PROBLEM: Repeat each line exactly as it is written.
+++ DATASET SECTION +++
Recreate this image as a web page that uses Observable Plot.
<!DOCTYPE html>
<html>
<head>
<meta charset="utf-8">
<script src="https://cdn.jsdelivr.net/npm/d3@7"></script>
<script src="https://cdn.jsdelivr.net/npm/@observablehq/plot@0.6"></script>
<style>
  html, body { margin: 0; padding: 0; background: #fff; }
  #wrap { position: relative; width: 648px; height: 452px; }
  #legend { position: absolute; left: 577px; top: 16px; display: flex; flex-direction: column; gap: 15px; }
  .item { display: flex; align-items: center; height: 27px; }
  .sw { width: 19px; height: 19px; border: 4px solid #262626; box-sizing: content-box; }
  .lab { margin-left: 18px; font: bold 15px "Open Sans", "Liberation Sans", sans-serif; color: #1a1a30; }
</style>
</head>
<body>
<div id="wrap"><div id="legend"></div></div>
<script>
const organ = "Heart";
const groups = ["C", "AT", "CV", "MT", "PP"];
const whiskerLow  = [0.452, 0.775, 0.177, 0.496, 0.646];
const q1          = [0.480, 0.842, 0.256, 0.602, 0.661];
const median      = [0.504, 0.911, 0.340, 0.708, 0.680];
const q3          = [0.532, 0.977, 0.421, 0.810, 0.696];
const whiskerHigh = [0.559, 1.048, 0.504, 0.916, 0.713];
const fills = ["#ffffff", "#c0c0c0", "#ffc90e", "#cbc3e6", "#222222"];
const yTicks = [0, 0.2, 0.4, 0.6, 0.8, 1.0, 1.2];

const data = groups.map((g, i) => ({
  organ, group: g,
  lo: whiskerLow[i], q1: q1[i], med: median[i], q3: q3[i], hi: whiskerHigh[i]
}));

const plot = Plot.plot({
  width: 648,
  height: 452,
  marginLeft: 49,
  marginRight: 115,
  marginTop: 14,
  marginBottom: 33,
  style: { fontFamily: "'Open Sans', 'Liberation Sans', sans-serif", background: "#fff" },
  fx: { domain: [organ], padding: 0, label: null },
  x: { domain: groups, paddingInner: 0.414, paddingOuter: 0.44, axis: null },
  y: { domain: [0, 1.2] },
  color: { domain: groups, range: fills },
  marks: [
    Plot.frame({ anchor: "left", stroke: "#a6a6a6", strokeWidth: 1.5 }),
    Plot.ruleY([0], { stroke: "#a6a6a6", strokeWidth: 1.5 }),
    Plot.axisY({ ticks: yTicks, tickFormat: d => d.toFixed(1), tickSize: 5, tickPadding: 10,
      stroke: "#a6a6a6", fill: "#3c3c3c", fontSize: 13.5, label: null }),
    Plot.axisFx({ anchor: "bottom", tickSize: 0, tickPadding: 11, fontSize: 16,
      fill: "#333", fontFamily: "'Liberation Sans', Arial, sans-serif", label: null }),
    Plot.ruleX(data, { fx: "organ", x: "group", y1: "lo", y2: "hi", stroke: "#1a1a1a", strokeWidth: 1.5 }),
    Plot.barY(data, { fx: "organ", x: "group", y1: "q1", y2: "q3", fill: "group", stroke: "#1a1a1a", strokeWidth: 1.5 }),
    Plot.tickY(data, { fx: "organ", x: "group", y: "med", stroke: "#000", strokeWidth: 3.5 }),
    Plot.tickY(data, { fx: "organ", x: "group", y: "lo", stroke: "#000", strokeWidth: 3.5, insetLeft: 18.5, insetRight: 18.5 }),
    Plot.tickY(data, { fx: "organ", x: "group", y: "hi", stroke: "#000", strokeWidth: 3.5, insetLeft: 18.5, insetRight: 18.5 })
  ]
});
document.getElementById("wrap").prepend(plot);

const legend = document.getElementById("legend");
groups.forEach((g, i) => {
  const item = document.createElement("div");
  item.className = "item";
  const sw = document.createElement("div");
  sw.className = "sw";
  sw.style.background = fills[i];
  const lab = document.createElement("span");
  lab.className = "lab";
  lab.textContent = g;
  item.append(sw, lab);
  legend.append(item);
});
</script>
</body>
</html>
+++
FINISHED ANSWER:
Recreate this image as a web page that uses Observable Plot.
<!DOCTYPE html>
<html>
<head>
<meta charset="utf-8">
<script src="https://cdn.jsdelivr.net/npm/d3@7"></script>
<script src="https://cdn.jsdelivr.net/npm/@observablehq/plot@0.6"></script>
<style>
  html, body { margin: 0; padding: 0; background: #fff; }
  #wrap { position: relative; width: 648px; height: 452px; }
  #legend { position: absolute; left: 577px; top: 16px; display: flex; flex-direction: column; gap: 15px; }
  .item { display: flex; align-items: center; height: 27px; }
  .sw { width: 19px; height: 19px; border: 4px solid #262626; box-sizing: content-box; }
  .lab { margin-left: 18px; font: bold 15px "Open Sans", "Liberation Sans", sans-serif; color: #1a1a30; }
</style>
</head>
<body>
<div id="wrap"><div id="legend"></div></div>
<script>
const organ = "Heart";
const groups = ["C", "AT", "CV", "MT", "PP"];
const whiskerLow  = [0.452, 0.775, 0.177, 0.496, 0.646];
const q1          = [0.480, 0.842, 0.256, 0.602, 0.661];
const median      = [0.504, 0.911, 0.340, 0.708, 0.680];
const q3          = [0.532, 0.977, 0.421, 0.810, 0.696];
const whiskerHigh = [0.559, 1.048, 0.504, 0.916, 0.713];
const fills = ["#ffffff", "#c0c0c0", "#ffc90e", "#cbc3e6", "#222222"];
const yTicks = [0, 0.2, 0.4, 0.6, 0.8, 1.0, 1.2];

const data = groups.map((g, i) => ({
  organ, group: g,
  lo: whiskerLow[i], q1: q1[i], med: median[i], q3: q3[i], hi: whiskerHigh[i]
}));

const plot = Plot.plot({
  width: 648,
  height: 452,
  marginLeft: 49,
  marginRight: 115,
  marginTop: 14,
  marginBottom: 33,
  style: { fontFamily: "'Open Sans', 'Liberation Sans', sans-serif", background: "#fff" },
  fx: { domain: [organ], padding: 0, label: null },
  x: { domain: groups, paddingInner: 0.414, paddingOuter: 0.44, axis: null },
  y: { domain: [0, 1.2] },
  color: { domain: groups, range: fills },
  marks: [
    Plot.frame({ anchor: "left", stroke: "#a6a6a6", strokeWidth: 1.5 }),
    Plot.ruleY([0], { stroke: "#a6a6a6", strokeWidth: 1.5 }),
    Plot.axisY({ ticks: yTicks, tickFormat: d => d.toFixed(1), tickSize: 5, tickPadding: 10,
      stroke: "#a6a6a6", fill: "#3c3c3c", fontSize: 13.5, label: null }),
    Plot.axisFx({ anchor: "bottom", tickSize: 0, tickPadding: 11, fontSize: 16,
      fill: "#333", fontFamily: "'Liberation Sans', Arial, sans-serif", label: null }),
    Plot.ruleX(data, { fx: "organ", x: "group", y1: "lo", y2: "hi", stroke: "#1a1a1a", strokeWidth: 1.5 }),
    Plot.barY(data, { fx: "organ", x: "group", y1: "q1", y2: "q3", fill: "group", stroke: "#1a1a1a", strokeWidth: 1.5 }),
    Plot.tickY(data, { fx: "organ", x: "group", y: "med", stroke: "#000", strokeWidth: 3.5 }),
    Plot.tickY(data, { fx: "organ", x: "group", y: "lo", stroke: "#000", strokeWidth: 3.5, insetLeft: 18.5, insetRight: 18.5 }),
    Plot.tickY(data, { fx: "organ", x: "group", y: "hi", stroke: "#000", strokeWidth: 3.5, insetLeft: 18.5, insetRight: 18.5 })
  ]
});
document.getElementById("wrap").prepend(plot);

const legend = document.getElementById("legend");
groups.forEach((g, i) => {
  const item = document.createElement("div");
  item.className = "item";
  const sw = document.createElement("div");
  sw.className = "sw";
  sw.style.background = fills[i];
  const lab = document.createElement("span");
  lab.className = "lab";
  lab.textContent = g;
  item.append(sw, lab);
  legend.append(item);
});
</script>
</body>
</html>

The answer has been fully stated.